I also wrote about The Expo, which is where the entire UK side of the company travelled to one location to watch many in-person presentations (which we could have just watched remotely like we normally do). Then when it is “business as usual“, managers are telling us to find ways to save money, and how we want to become a carbon-neutral business.

So after dumping loads of money into travel costs, hotel expenses, venue hire and catering for the Expo in the UK, they decide it would only be fair to host a similar thing in India… which means getting all the directors and senior managers to fly over there to do the presentations.

Obviously they used the opportunity to post a blog about the importance of face-to-face collaboration, Indian landmarks and cuisine.

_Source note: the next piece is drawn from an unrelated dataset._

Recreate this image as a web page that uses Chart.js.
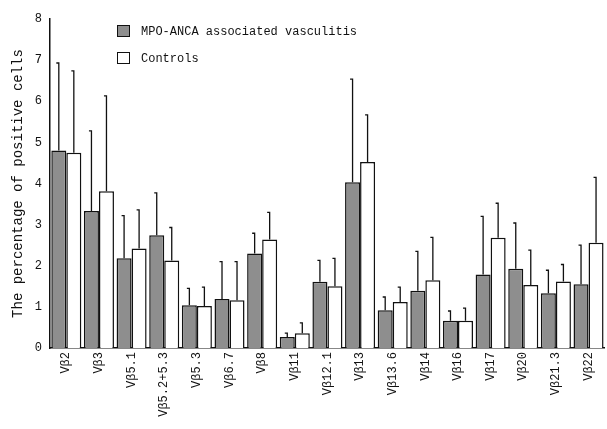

Key phrases from their blog are as follows:

The India Office

“I am amazed at how much we were able to accomplish”
“India greeted us with its vibrant energy and diverse cultural heritage”
“The workspace was a fantastic environment, promoting team collaboration and productivity”
“Witnessing the teams working closely together was inspiring, and the entire place was abuzz with creativity and a real growth mindset”
“The office boasted excellent facilities, including communal work areas, private group session rooms, a gym, nap rooms, massage chairs, a food court, and garden”.

Expo Day:

“The Expo day itself was an exhilarating experience, with a buzzing atmosphere and a large number of attendees”

“Representing the team on the stands was a humbling experience, as engagement levels were high and the audience had a deep understanding of our work, asking probing questions around aspects of safety, governance and our products.”

Cultural Experiences:

Visiting the UNESCO heritage site at Mahabalipuram allowed us to witness the interplay between Hindu, Chinese, and Roman architectural styles in this historic trade centre.
Learning about the story of Draupadi and understanding the long history of international collaboration.
Our visit to DakshinaChitra cultural heritage site, highlighted the vastness of South India and its rich diversity.
Meeting the skilled craftsmen and hearing them describe their trades first-hand provided a deeper appreciation for the diversity of people and their skills across the country.
We learned about different rice and cooking methods for Biryani, and the amazing flavoursome vegetarian dish suggestions.